The discipline here is to map environmental conditions to mission phases. The storage environment, the transport environment, and the active-use environment are different. A vehicle-mounted system experiences very different conditions during road transport than during stationary surveillance operations. Conflating them either over-engineers the stationary case or under-engineers the transport case.
Environmental conditions also intersect with user interactions in ways that matter. An interface designed for indoor use in a climate-controlled environment may be unreadable in direct sunlight, unusable with gloves, or physically inaccessible when the operator is wearing protective equipment. These intersections only become visible when the ConOps treats environments and users together, not in separate sections that never reference each other.
4. Mission Phases
Mission phase decomposition is one of the most practical structures a ConOps can impose on an otherwise continuous operational narrative. Phases create natural boundaries for requirements: what the system must do before the mission (pre-operation checks, initialization, communication setup), during each operational phase (sensing, processing, reporting, maneuvering), during transitions (phase handoffs, operator changeovers, mode switches), and after the mission (shutdown, data export, maintenance access, storage configuration).
Phase decomposition also exposes timing requirements that flat narratives hide. When does the system need to be ready by? How long does each phase last? What triggers a transition to the next phase? What happens if the transition is delayed or skipped? These questions drive real requirements around initialization time, standby power consumption, state persistence, and recovery procedures.
A phase-structured ConOps also makes requirement coverage auditable. If a requirement cannot be assigned to at least one mission phase, it is either orphaned (has no operational context) or the phases are not granular enough. Both conditions are worth catching before decomposition begins.
5. Failure Modes
Failure modes belong in the ConOps. They also belong in the FMEA, but waiting until FMEA to surface them means the architecture may already have committed to assumptions that make graceful failure expensive to engineer.
A ConOps failure mode is not a technical failure analysis — it is an operational description of what goes wrong and what the system and operator need to do about it. Sensor dropout during a critical measurement phase. Communication loss during a coordinated maneuver. Power fluctuation at the moment of highest computational demand. Operator error during a high-stress transition.
For each plausible failure mode, the ConOps should describe what the operator observes, what decisions they need to make, what the system needs to support those decisions, and what the acceptable degraded state looks like. This translates directly into requirements for fault annunciation, graceful degradation, manual override capability, and recovery procedures — requirements that almost never appear in architectures that skip this step.
Using the ConOps Review to Find Missing Requirements
The ConOps review is not a document approval meeting.

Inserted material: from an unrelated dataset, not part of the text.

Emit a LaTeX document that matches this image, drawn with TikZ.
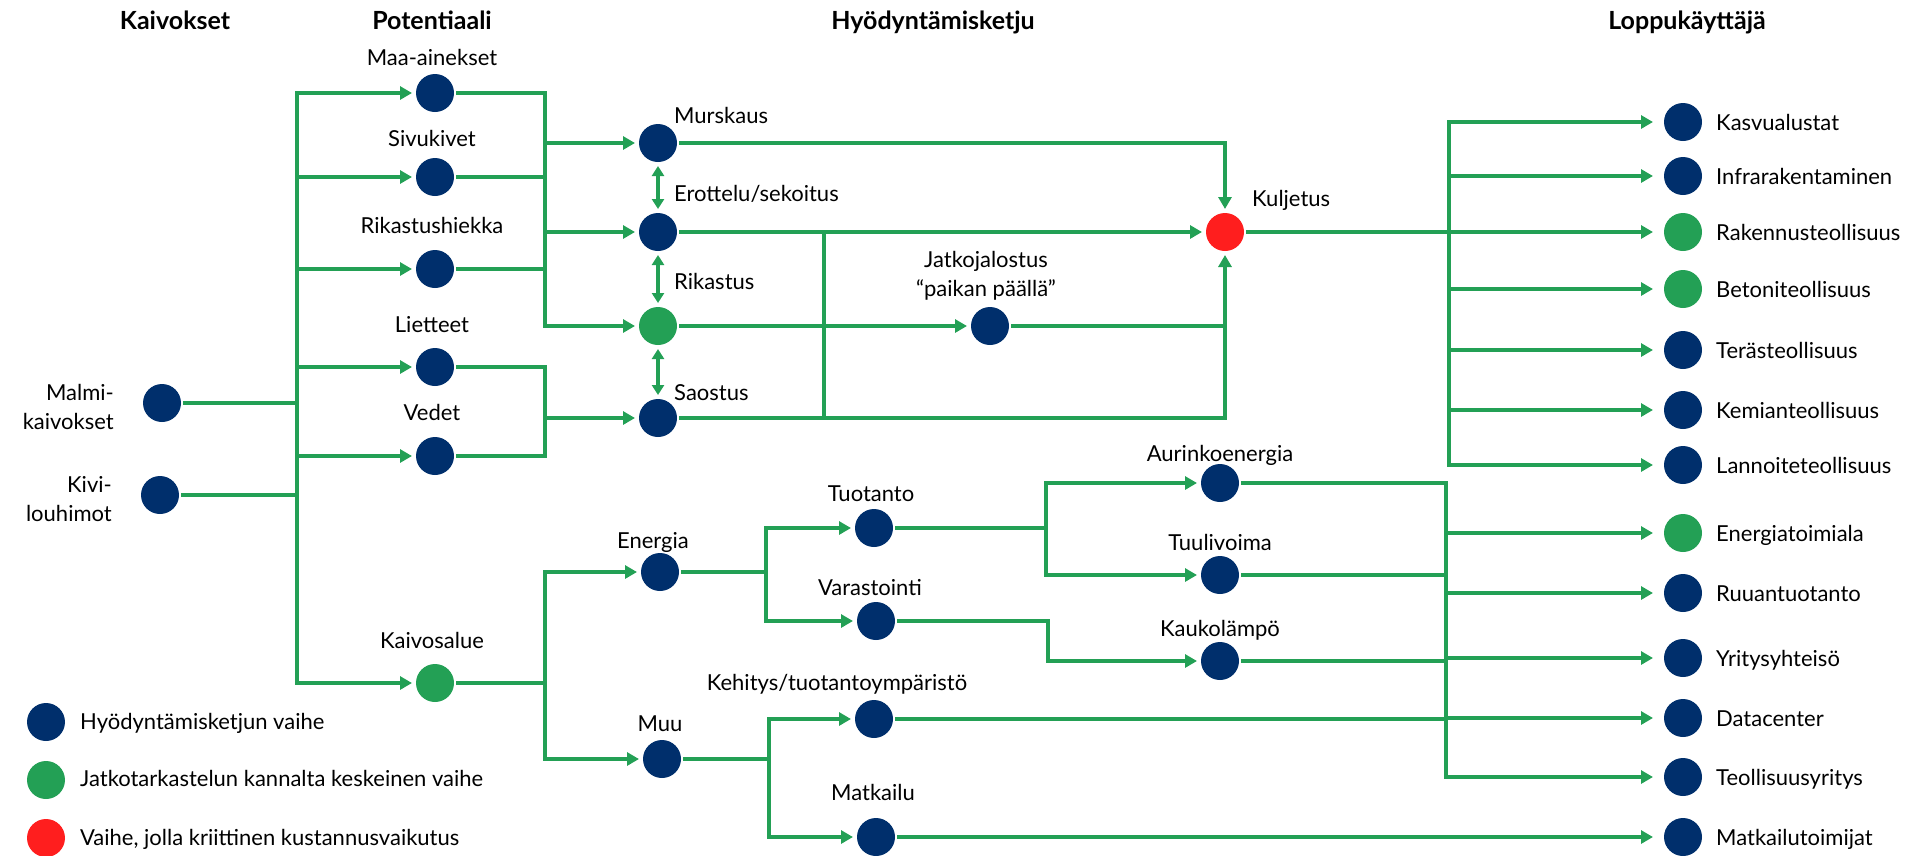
\documentclass[tikz,border=0pt]{standalone}
\usepackage{fontspec}
\setmainfont{Lato}
\usetikzlibrary{arrows.meta}
\definecolor{navy}{RGB}{0,47,108}
\definecolor{grn}{RGB}{35,160,85}
\definecolor{redc}{RGB}{255,30,30}
\newcommand\lblfont{\fontsize{22}{29}\selectfont}
\newcommand\hdfont{\fontsize{25}{30}\selectfont\bfseries}
\begin{document}
\begin{tikzpicture}[x=1pt,y=-1pt,
 ln/.style={draw=grn,line width=4pt,line cap=rect},
 arr/.style={ln,-{Triangle[length=12pt,width=13pt]}},
 arrE/.style={arr,shorten >=7pt},
 dar/.style={draw=grn,line width=3.5pt,{Triangle[length=10pt,width=12pt]}-{Triangle[length=10pt,width=12pt]}},
 dot/.style={circle,minimum size=38pt,inner sep=0pt,outer sep=4pt,fill=navy},
 gdot/.style={dot,fill=grn},
 rdot/.style={dot,fill=redc},
 lbl/.style={font=\lblfont,inner sep=0pt,anchor=mid,yshift=-4pt},
 lblw/.style={lbl,anchor=mid west},
 hd/.style={font=\hdfont,inner sep=0pt,anchor=mid,yshift=-4pt}]
\useasboundingbox (0,0) rectangle (1915,855);

% headings
\node[hd] (hK) at (175,23) {Kaivokset};
\node[hd] (hP) at (432,23) {Potentiaali};
\node[hd] (hH) at (933,23) {Hyödyntämisketju};
\node[hd] (hL) at (1687,23) {Loppukäyttäjä};

% mines
\node[dot] (malmi) at (162,403) {};
\node[lbl,align=right,anchor=east] (malmiL) at (114,403) {Malmi-\\kaivokset};
\node[dot] (kivi) at (160,495) {};
\node[lbl,align=right,anchor=east] (kiviL) at (112,495) {Kivi-\\louhimot};

% potential
\node[dot] (maa) at (435,93) {};
\node[dot] (sivu) at (435,177) {};
\node[dot] (rika) at (435,269) {};
\node[dot] (liet) at (435,367) {};
\node[dot] (vedet) at (435,456) {};
\node[gdot] (kaiv) at (435,683) {};
\node[lbl] (maaL) at (432,59) {Maa-ainekset};
\node[lbl] (sivuL) at (432,140) {Sivukivet};
\node[lbl] (rikaL) at (432,227) {Rikastushiekka};
\node[lbl] (lietL) at (432,326) {Lietteet};
\node[lbl] (vedetL) at (432,414) {Vedet};
\node[lbl] (kaivL) at (432,642) {Kaivosalue};

% processing chain
\node[dot] (murs) at (658,143) {};
\node[dot] (erot) at (658,232) {};
\node[gdot] (rikas) at (658,326) {};
\node[dot] (saos) at (658,418) {};
\node[lblw] (mursL) at (674,117) {Murskaus};
\node[lblw] (erotL) at (674,195) {Erottelu/sekoitus};
\node[lblw] (rikasL) at (674,283) {Rikastus};
\node[lblw] (saosL) at (674,394) {Saostus};
\node[dot] (jatko) at (990,326) {};
\node[lbl,align=center,anchor=center] (jatkoL) at (986,272) {Jatkojalostus\\“paikan päällä”};
\node[rdot] (kulj) at (1225,232) {};
\node[lblw] (kuljL) at (1252,200) {Kuljetus};

% energy / other
\node[dot] (ener) at (660,572) {};
\node[dot] (muu) at (662,759) {};
\node[lbl] (enerL) at (653,542) {Energia};
\node[lbl] (muuL) at (660,725) {Muu};
\node[dot] (tuot) at (874,528) {};
\node[dot] (vara) at (876,621) {};
\node[lbl] (tuotL) at (871,495) {Tuotanto};
\node[lbl] (varaL) at (870,589) {Varastointi};
\node[dot] (aur) at (1220,483) {};
\node[dot] (tuuli) at (1220,575) {};
\node[dot] (kauko) at (1220,661) {};
\node[lbl] (aurL) at (1220,455) {Aurinkoenergia};
\node[lbl] (tuuliL) at (1220,544) {Tuulivoima};
\node[lbl] (kaukoL) at (1220,630) {Kaukolämpö};
\node[dot] (kehi) at (874,719) {};
\node[dot] (matkailu) at (876,837) {};
\node[lbl] (kehiL) at (837,684) {Kehitys/tuotantoympäristö};
\node[lbl] (matkailuL) at (873,794) {Matkailu};

% end users
\node[dot] (kasv) at (1683,122) {};
\node[dot] (infra) at (1683,176) {};
\node[gdot] (rak) at (1683,232) {};
\node[gdot] (bet) at (1683,289) {};
\node[dot] (teras) at (1683,350) {};
\node[dot] (kemi) at (1683,410) {};
\node[dot] (lann) at (1683,465) {};
\node[gdot] (entoi) at (1683,533) {};
\node[dot] (ruua) at (1683,593) {};
\node[dot] (yrit) at (1683,658) {};
\node[dot] (data) at (1683,718) {};
\node[dot] (teol) at (1683,777) {};
\node[dot] (matk) at (1683,837) {};
\node[lblw] (kasvL) at (1716,124) {Kasvualustat};
\node[lblw] (infraL) at (1716,178) {Infrarakentaminen};
\node[lblw] (rakL) at (1716,234) {Rakennusteollisuus};
\node[lblw] (betL) at (1716,291) {Betoniteollisuus};
\node[lblw] (terasL) at (1716,352) {Terästeollisuus};
\node[lblw] (kemiL) at (1716,412) {Kemianteollisuus};
\node[lblw] (lannL) at (1716,467) {Lannoiteteollisuus};
\node[lblw] (entoiL) at (1716,535) {Energiatoimiala};
\node[lblw] (ruuaL) at (1716,595) {Ruuantuotanto};
\node[lblw] (yritL) at (1716,660) {Yritysyhteisö};
\node[lblw] (dataL) at (1716,720) {Datacenter};
\node[lblw] (teolL) at (1716,779) {Teollisuusyritys};
\node[lblw] (matkL) at (1716,839) {Matkailutoimijat};

% legend
\node[dot] (lg1) at (46,722) {};
\node[gdot] (lg2) at (46,780) {};
\node[rdot] (lg3) at (46,838) {};
\node[lblw] (lg1L) at (80,723) {Hyödyntämisketjun vaihe};
\node[lblw] (lg2L) at (80,780) {Jatkotarkastelun kannalta keskeinen vaihe};
\node[lblw] (lg3L) at (80,839) {Vaihe, jolla kriittinen kustannusvaikutus};

% trunk coordinates
\coordinate (tL1) at (297,93);
\coordinate (tL2) at (297,683);
\coordinate (tA2) at (545,326);
\coordinate (tB2) at (545,456);
\coordinate (tC1) at (545,572);
\coordinate (tC2) at (545,759);
\coordinate (j1t) at (824,232);
\coordinate (j1b) at (824,418);
\coordinate (j2t) at (766,528);
\coordinate (j2b) at (766,621);
\coordinate (j3t) at (1046,483);
\coordinate (j3b) at (1046,575);
\coordinate (j5) at (1048,661);
\coordinate (j4t) at (769,719);
\coordinate (j4b) at (769,837);
\coordinate (eT) at (1449,122);
\coordinate (eB) at (1449,465);
\coordinate (dT) at (1446,483);
\coordinate (dB) at (1446,777);

% left trunk
\draw[ln] (tL1) -- (tL2);
\draw[ln] (malmi) -- (malmi -| tL1);
\draw[ln] (kivi) -- (kivi -| tL1);
\draw[arr] (tL1) -- (maa);
\draw[arr] (sivu -| tL1) -- (sivu);
\draw[arr] (rika -| tL1) -- (rika);
\draw[arr] (liet -| tL1) -- (liet);
\draw[arr] (vedet -| tL1) -- (vedet);
\draw[arr] (tL2) -- (kaiv);

% potential to chain
\draw[ln] (maa) -| (tA2);
\draw[ln] (sivu) -- (sivu -| tA2);
\draw[ln] (rika) -- (rika -| tA2);
\draw[arr] (murs -| tA2) -- (murs);
\draw[arr] (erot -| tA2) -- (erot);
\draw[arr] (tA2) -- (rikas);
\draw[ln] (liet) -| (tB2) -- (vedet);
\draw[arr] (saos -| tB2) -- (saos);

% chain internal
\draw[dar] (murs) -- (erot);
\draw[dar] (erot) -- (rikas);
\draw[dar] (rikas) -- (saos);
\draw[ln] (j1t) -- (j1b);
\draw[arr] (murs) -| (kulj);
\draw[arr] (erot) -- (kulj);
\draw[arr] (rikas) -- (jatko);
\draw[arr] (saos) -| (kulj);
\draw[ln] (jatko) -- (jatko -| kulj);

% to end users (upper)
\draw[ln] (kulj) -- (kulj -| eT);
\draw[ln] (eT) -- (eB);
\draw[arrE] (eT) -- (kasv);
\draw[arrE] (infra -| eT) -- (infra);
\draw[arrE] (rak -| eT) -- (rak);
\draw[arrE] (bet -| eT) -- (bet);
\draw[arrE] (teras -| eT) -- (teras);
\draw[arrE] (kemi -| eT) -- (kemi);
\draw[arrE] (eB) -- (lann);

% lower part
\draw[ln] (kaiv) -- (kaiv -| tC1);
\draw[ln] (tC1) -- (tC2);
\draw[arr] (tC1) -- (ener);
\draw[arr] (tC2) -- (muu);
\draw[ln] (ener) -- (ener -| j2t);
\draw[ln] (j2t) -- (j2b);
\draw[arr] (j2t) -- (tuot);
\draw[arr] (j2b) -- (vara);
\draw[ln] (tuot) -- (tuot -| j3t);
\draw[ln] (j3t) -- (j3b);
\draw[arr] (j3t) -- (aur);
\draw[arr] (j3b) -- (tuuli);
\draw[arr] (vara) -| (j5) -- (kauko);
\draw[ln] (muu) -- (muu -| j4t);
\draw[ln] (j4t) -- (j4b);
\draw[arr] (j4t) -- (kehi);
\draw[arr] (j4b) -- (matkailu);

% to end users (lower)
\draw[ln] (aur) -- (dT) -- (dB);
\draw[ln] (tuuli) -- (tuuli -| dT);
\draw[ln] (kauko) -- (kauko -| dT);
\draw[ln] (kehi) -- (kehi -| dT);
\draw[arrE] (entoi -| dT) -- (entoi);
\draw[arrE] (ruua -| dT) -- (ruua);
\draw[arrE] (yrit -| dT) -- (yrit);
\draw[arrE] (data -| dT) -- (data);
\draw[arrE] (dB) -- (teol);
\draw[arrE] (matkailu) -- (matk);
\end{tikzpicture}
\end{document}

It should function as an adversarial completeness check: systematically probing the document for operational situations it does not address before those gaps propagate downstream into the architecture.
A structured review should cover at least four attack angles:
Coverage gaps. Are all user classes represented? Are all mission phases documented? Is each environmental condition mapped to at least one scenario? Are failure modes covered across all operational phases, not just nominal ones?
Ambiguity traps. Every sentence that describes a system capability without specifying operational context (“the system displays alerts”) should be flagged and questioned. What alert? To whom? In what phase? Under what conditions? When the context is missing, the requirement cannot be validated.
Conflicting assumptions. Different sections of a ConOps written over time or by multiple contributors often embed incompatible assumptions about user skill level, response time, or system availability. Surfacing these before decomposition avoids architecture decisions that satisfy one assumption and violate another.
Missing transitions. Phase transitions, mode changes, and handoffs are where systems fail operationally and where requirements most often go unwritten. A review should walk explicitly through every transition in the operational timeline and ask what the system must do to support it.
The output of the review is not an approved document. It is a list of operational gaps — situations the ConOps does not yet address — each of which becomes either a question to the customer or a new scenario to be written before requirements decomposition begins.
The ConOps as a Living Document
The temptation in requirements management is to treat the ConOps as a phase-gate artifact: written during concept development, reviewed before PDR, archived afterward. Teams that operate this way are committing to all their early operational assumptions, including the wrong ones.
Operational understanding matures throughout a program. Customer use cases evolve. Deployment environments change. Threat scenarios shift. Users who were assumed to be trained turn out to be minimally qualified. Any of these changes can invalidate requirements that were derived from an outdated ConOps — and the failure to recognize that is usually what produces expensive late-cycle redesigns.
Teams using Flow Engineering treat the ConOps as an active node in their requirements graph, not a reference document in cold storage. As new operational scenarios are identified — through customer engagements, field observations, test events, or threat updates — those scenarios are added directly to the ConOps model and the downstream requirements they generate are propagated automatically. Requirements that derived from superseded scenarios are flagged for review rather than silently orphaned.
This approach makes operational maturation visible. When a new scenario is added, the impact on existing requirements is immediately traceable: which requirements now need to be reviewed, which derived elements are potentially affected, and where the decomposition may need to be revisited. Flow Engineering’s graph-based structure makes that propagation mechanical rather than manual, which is the only way it scales across a complex system with hundreds or thousands of requirements.
The practical result is that the ConOps continues to generate requirements throughout the program lifecycle, rather than front-loading all requirements generation in a phase when operational understanding is at its least mature.
Where to Start
If your current ConOps reads more like a product description than an operational narrative, the fastest path forward is not a rewrite — it is scenario injection. Pick three to five operational situations the document does not currently address (a degraded mode, a stressed user, an environmental edge case, a failure during a critical phase) and write them as explicit scenarios. Each scenario will surface requirements that your current document does not support. That delta is your most immediate gap list.
From there, structure a review using the four attack angles above and document every gap as an open question. Close each question with either a new scenario, a customer clarification, or an explicit assumption with an owner. The ConOps does not need to be perfect before decomposition begins — but it does need to be honest about what it does not yet know.
A ConOps that says “we don’t yet understand the failure recovery behavior in Phase 4” is far more useful than one that says nothing about Phase 4 at all. The first one generates a question. The second one generates a surprise.